=== Directive ===
Extract every line of the material below and reproduce it faithfully.

=== Given information ===
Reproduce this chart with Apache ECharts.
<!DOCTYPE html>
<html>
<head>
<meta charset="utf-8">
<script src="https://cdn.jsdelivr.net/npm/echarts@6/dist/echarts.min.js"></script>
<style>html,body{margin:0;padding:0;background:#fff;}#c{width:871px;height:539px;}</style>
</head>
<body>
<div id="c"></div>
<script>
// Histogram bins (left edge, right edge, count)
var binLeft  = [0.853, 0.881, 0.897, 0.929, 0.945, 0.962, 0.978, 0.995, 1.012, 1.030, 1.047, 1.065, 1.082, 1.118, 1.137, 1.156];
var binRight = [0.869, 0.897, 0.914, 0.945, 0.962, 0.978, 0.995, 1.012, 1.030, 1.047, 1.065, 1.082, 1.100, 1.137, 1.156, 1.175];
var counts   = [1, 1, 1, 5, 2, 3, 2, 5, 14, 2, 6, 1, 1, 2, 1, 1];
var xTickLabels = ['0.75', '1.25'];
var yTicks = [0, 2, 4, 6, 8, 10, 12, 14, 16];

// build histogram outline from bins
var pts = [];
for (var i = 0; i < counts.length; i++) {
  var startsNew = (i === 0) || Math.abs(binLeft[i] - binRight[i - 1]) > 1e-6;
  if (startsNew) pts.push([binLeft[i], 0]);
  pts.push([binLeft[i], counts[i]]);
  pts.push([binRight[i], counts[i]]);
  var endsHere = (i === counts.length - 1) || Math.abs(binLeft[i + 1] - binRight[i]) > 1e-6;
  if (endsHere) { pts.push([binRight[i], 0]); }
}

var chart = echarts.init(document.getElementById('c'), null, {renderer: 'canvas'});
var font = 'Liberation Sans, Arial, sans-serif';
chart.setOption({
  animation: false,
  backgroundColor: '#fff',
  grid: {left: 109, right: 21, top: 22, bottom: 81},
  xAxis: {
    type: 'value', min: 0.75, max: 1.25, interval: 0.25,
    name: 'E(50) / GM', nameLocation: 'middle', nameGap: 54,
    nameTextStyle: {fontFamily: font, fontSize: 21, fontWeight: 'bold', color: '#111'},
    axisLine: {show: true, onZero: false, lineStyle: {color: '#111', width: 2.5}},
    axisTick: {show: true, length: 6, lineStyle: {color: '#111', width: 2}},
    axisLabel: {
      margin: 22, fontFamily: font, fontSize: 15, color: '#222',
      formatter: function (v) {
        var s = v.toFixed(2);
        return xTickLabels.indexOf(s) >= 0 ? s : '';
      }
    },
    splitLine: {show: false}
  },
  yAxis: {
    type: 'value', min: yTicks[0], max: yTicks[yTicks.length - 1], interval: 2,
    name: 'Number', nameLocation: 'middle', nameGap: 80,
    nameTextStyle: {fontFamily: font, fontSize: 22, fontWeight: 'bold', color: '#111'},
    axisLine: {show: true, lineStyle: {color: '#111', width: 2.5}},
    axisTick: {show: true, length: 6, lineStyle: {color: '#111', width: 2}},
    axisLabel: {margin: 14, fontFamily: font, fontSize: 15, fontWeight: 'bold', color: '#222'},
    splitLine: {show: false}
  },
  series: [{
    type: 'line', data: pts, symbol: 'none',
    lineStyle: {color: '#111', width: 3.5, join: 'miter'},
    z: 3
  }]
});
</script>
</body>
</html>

=== Expected answer ===
Reproduce this chart with Apache ECharts.
<!DOCTYPE html>
<html>
<head>
<meta charset="utf-8">
<script src="https://cdn.jsdelivr.net/npm/echarts@6/dist/echarts.min.js"></script>
<style>html,body{margin:0;padding:0;background:#fff;}#c{width:871px;height:539px;}</style>
</head>
<body>
<div id="c"></div>
<script>
// Histogram bins (left edge, right edge, count)
var binLeft  = [0.853, 0.881, 0.897, 0.929, 0.945, 0.962, 0.978, 0.995, 1.012, 1.030, 1.047, 1.065, 1.082, 1.118, 1.137, 1.156];
var binRight = [0.869, 0.897, 0.914, 0.945, 0.962, 0.978, 0.995, 1.012, 1.030, 1.047, 1.065, 1.082, 1.100, 1.137, 1.156, 1.175];
var counts   = [1, 1, 1, 5, 2, 3, 2, 5, 14, 2, 6, 1, 1, 2, 1, 1];
var xTickLabels = ['0.75', '1.25'];
var yTicks = [0, 2, 4, 6, 8, 10, 12, 14, 16];

// build histogram outline from bins
var pts = [];
for (var i = 0; i < counts.length; i++) {
  var startsNew = (i === 0) || Math.abs(binLeft[i] - binRight[i - 1]) > 1e-6;
  if (startsNew) pts.push([binLeft[i], 0]);
  pts.push([binLeft[i], counts[i]]);
  pts.push([binRight[i], counts[i]]);
  var endsHere = (i === counts.length - 1) || Math.abs(binLeft[i + 1] - binRight[i]) > 1e-6;
  if (endsHere) { pts.push([binRight[i], 0]); }
}

var chart = echarts.init(document.getElementById('c'), null, {renderer: 'canvas'});
var font = 'Liberation Sans, Arial, sans-serif';
chart.setOption({
  animation: false,
  backgroundColor: '#fff',
  grid: {left: 109, right: 21, top: 22, bottom: 81},
  xAxis: {
    type: 'value', min: 0.75, max: 1.25, interval: 0.25,
    name: 'E(50) / GM', nameLocation: 'middle', nameGap: 54,
    nameTextStyle: {fontFamily: font, fontSize: 21, fontWeight: 'bold', color: '#111'},
    axisLine: {show: true, onZero: false, lineStyle: {color: '#111', width: 2.5}},
    axisTick: {show: true, length: 6, lineStyle: {color: '#111', width: 2}},
    axisLabel: {
      margin: 22, fontFamily: font, fontSize: 15, color: '#222',
      formatter: function (v) {
        var s = v.toFixed(2);
        return xTickLabels.indexOf(s) >= 0 ? s : '';
      }
    },
    splitLine: {show: false}
  },
  yAxis: {
    type: 'value', min: yTicks[0], max: yTicks[yTicks.length - 1], interval: 2,
    name: 'Number', nameLocation: 'middle', nameGap: 80,
    nameTextStyle: {fontFamily: font, fontSize: 22, fontWeight: 'bold', color: '#111'},
    axisLine: {show: true, lineStyle: {color: '#111', width: 2.5}},
    axisTick: {show: true, length: 6, lineStyle: {color: '#111', width: 2}},
    axisLabel: {margin: 14, fontFamily: font, fontSize: 15, fontWeight: 'bold', color: '#222'},
    splitLine: {show: false}
  },
  series: [{
    type: 'line', data: pts, symbol: 'none',
    lineStyle: {color: '#111', width: 3.5, join: 'miter'},
    z: 3
  }]
});
</script>
</body>
</html>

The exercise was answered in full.